Another concern that users have is whether or not sharing a WiFi connection from their modem/router will impact the performance of their home network. Comcast states that the hotspot the modem creates a second network that shouldn’t impact your home network you have set up via a separate router. The hotspot shows up with a name of xfinitywifi.
It is probably too early for definitive results to be shared by Comcast on whether or not there is impact on adjacent networks. But in my testing I notice that I have less sporadic or random WiFi connection issues in my home if I have the feature turned off. Again, that’s unscientific testing. The bottom line: with the feature turned off I had less issues with multiple devices (especially on the fringe of my WiFi network coverage) than I do with the feature turned on.
Connecting to XFinity WiFi by Default
Another issue that concerns users is that they find that their devices will choose to connect to the xfinitywifi network prior to connecting to their home network. That issue arises because most devices will automatically connect to the last network they successfully connected to. And here’s where this issue gets a bit tricky.
To connect to any xfinitywifi network you need to enter your Comcast credentials if you have a Comcast account or sign in as a guest for a trial. The limited free trial will allow a user to surf the web on an xfinitywifi network for two 60 minute sessions per month. You have two wait 24 hours between the end of one session and the beginning of the next. Or you could opt to purchase a Xfinity WiFi Access pass with rates that start at $2.95 an hour and scale up to $19.95 per month.
So, if you’ve used a xfinitywifi network in your home or at another location, and have the xfinitywifi network turned on in your home, you might find that your devices are connecting to that public network by default.
You’ll also discover that once you’ve signed on to the xfinitywifi network and you travel around an area where the program is active that you’ll connect to that network periodically. If, for example, you have Apps or services that only perform functions connected to WiFi you might notice those functions happening in what might be perceived as otherwise random locations.
After logging on to test the service when it rolled out in Chicago back in March, I’ve noticed that my smartphones and tablets would connect up to an xfinitywifi network and start uploading photos to Dropbox (which I only allow to happen when the device is connected to WiFi) as I traveled through the city.
How To Turn Off the Xfinity WiFi Home Hotspot Feature
If you want to turn off the feature you need to go to your Comcast Account page. Once you’ve logged in, click on Users and Preferences.
You then need to find the Service Address heading. Click on Manage Xfinity Wifi.
You will then see a pop up with options to enable or disable the Home Hotspot feature.
How To Keep From Connecting to xfinitywifi as a Default
If have signed into a xfinitywifi hotspot at home or elsewhere and you do choose to have the Home Hotspot feature turned on in your home and don’t wish for your devices to log on to it as a default, you can go into your Network Settings on Windows or OS X and arrange the order of the networks that your devices will connect to.
Here’s a link to changing the priority for Windows 8 and 8.1 devices.
Here’s a link to changing the priority for Mac OS X devices.
Unfortunately on our mobile devices such as smartphones and tablets there is no easy way to move a particular WiFi network up or down in the priority list.
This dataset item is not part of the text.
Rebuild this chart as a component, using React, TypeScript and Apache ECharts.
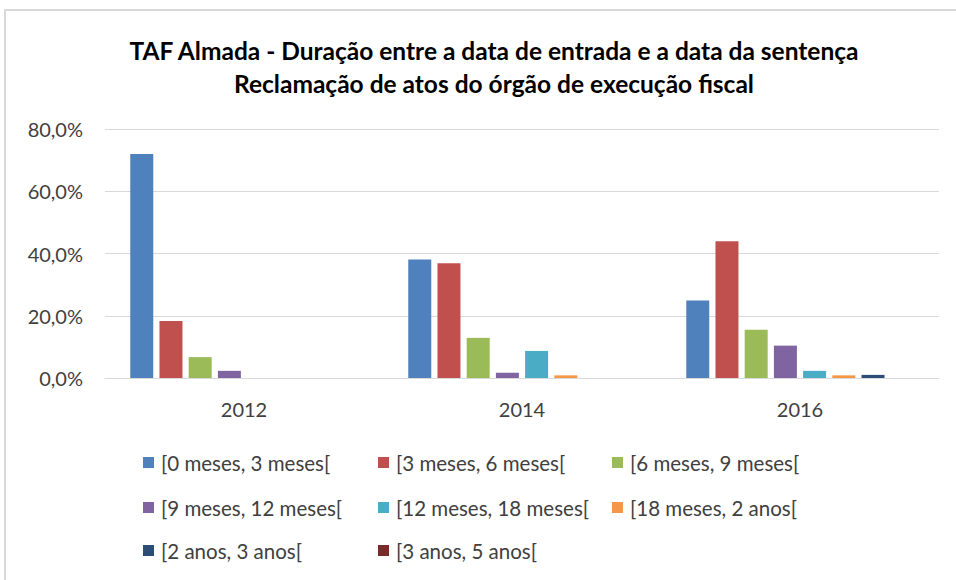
import React, { useEffect, useRef } from "react";
import * as echarts from "echarts";

const titleLines = [
  "TAF Almada - Duração entre a data de entrada e a data da sentença",
  "Reclamação de atos do órgão de execução fiscal",
];
const categories = ["2012", "2014", "2016"];
const seriesNames = [
  "[0 meses, 3 meses[",
  "[3 meses, 6 meses[",
  "[6 meses, 9 meses[",
  "[9 meses, 12 meses[",
  "[12 meses, 18 meses[",
  "[18 meses, 2 anos[",
  "[2 anos, 3 anos[",
  "[3 anos, 5 anos[",
];
const s0_3m = [72.0, 38.1, 24.9];
const s3_6m = [18.3, 36.9, 43.9];
const s6_9m = [6.7, 12.9, 15.5];
const s9_12m = [2.3, 1.7, 10.4];
const s12_18m = [0, 8.7, 2.3];
const s18m_2a = [0, 0.85, 0.85];
const s2_3a = [0, 0, 1.0];
const s3_5a = [0, 0, 0];
const seriesValues = [s0_3m, s3_6m, s6_9m, s9_12m, s12_18m, s18m_2a, s2_3a, s3_5a];
const colors = ["#4F81BD", "#C0504D", "#9BBB59", "#8064A2", "#4BACC6", "#F79646", "#2C4D75", "#772C2A"];
const yTicks = [0, 20, 40, 60, 80];

const FONT = "Lato, 'Open Sans', sans-serif";
const legendPos = [
  [143, 463], [378, 463], [612, 463],
  [143, 508], [378, 508], [612, 508],
  [143, 551], [378, 551],
];

export default function App() {
  const ref = useRef<HTMLDivElement>(null);
  useEffect(() => {
    if (!ref.current) return;
    const chart = echarts.init(ref.current, null, { renderer: "svg" });
    const option: any = {
      animation: false,
      backgroundColor: "#ffffff",
      color: colors,
      textStyle: { fontFamily: FONT },
      graphic: [
        {
          type: "rect",
          shape: { x: 5, y: 10, width: 1000, height: 700 },
          style: { fill: "none", stroke: "#d9d9d9", lineWidth: 2 },
          silent: true,
        },
        ...titleLines.map((t, i) => ({
          type: "text",
          x: 494,
          y: 50 + i * 33,
          style: {
            text: t,
            fontFamily: FONT,
            fontWeight: "bold",
            fontSize: 24.5,
            fill: "#000000",
            textAlign: "center",
            textVerticalAlign: "middle",
          },
        })),
      ],
      legend: seriesNames.map((n, i) => ({
        data: [n],
        left: legendPos[i][0],
        top: legendPos[i][1] - 11,
        padding: 0,
        icon: "rect",
        itemWidth: 11,
        itemHeight: 11,
        selectedMode: false,
        textStyle: { fontFamily: FONT, fontSize: 20.5, color: "#404040", padding: [0, 0, 0, 2] },
      })),
      grid: { left: 105, right: 17, top: 129, bottom: 202, containLabel: false },
      xAxis: {
        type: "category",
        data: categories,
        axisLine: { lineStyle: { color: "#d9d9d9", width: 1 } },
        axisTick: { show: false },
        axisLabel: { fontFamily: FONT, fontSize: 20, color: "#404040", margin: 21 },
      },
      yAxis: {
        type: "value",
        min: yTicks[0],
        max: yTicks[yTicks.length - 1],
        interval: 20,
        axisLine: { show: false },
        axisTick: { show: false },
        splitLine: { lineStyle: { color: "#d9d9d9", width: 1 } },
        axisLabel: {
          fontFamily: FONT,
          fontSize: 20,
          color: "#404040",
          margin: 22,
          formatter: (v: number) => v.toFixed(1).replace(".", ",") + "%",
        },
      },
      series: seriesNames.map((n, i) => ({
        name: n,
        type: "bar",
        data: seriesValues[i],
        barWidth: 23,
        barGap: "27%",
        itemStyle: { color: colors[i] },
      })),
    };
    chart.setOption(option);
    return () => chart.dispose();
  }, []);
  return <div ref={ref} style={{ width: 956, height: 580, position: "absolute", left: 0, top: 0 }} />;
}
You can choose to “Forget a Network” you’ve previously logged into, but you’ll have to enter in the log in information if you wish to connect to it again.
The purpose of the Home Hotspot feature is obviously to make it easier for users to connect via Wifi while on the go. That’s a good thing. Comcast states one of the selling points is to allow guests in your home to sign in with their accounts (or to create an account.) This keeps you from having to give your your network password. It is still too early to tell if Comcast’s turning your home or small business into a WiFi hotspot is a good solution for Comcast subscribers. Fortunately, you can choose to participate or not.
There are other questions that will need answers in the future on endeavors like this. For example, I live in a five story building that only allows Comcast as our broadband and cable provider. The network density was already pretty heavy before this feature was turned on. But now that density is increased with the large number of units in our building broadcasting xfinitywifi hotspots. Before I “forgot” the xfinitywifi network on my smartphones, just walking down the halls to wait for the elevator would create such congestion that I would need to turn off WiFi just to complete a connection. Those living in a single family home would obviously have different results.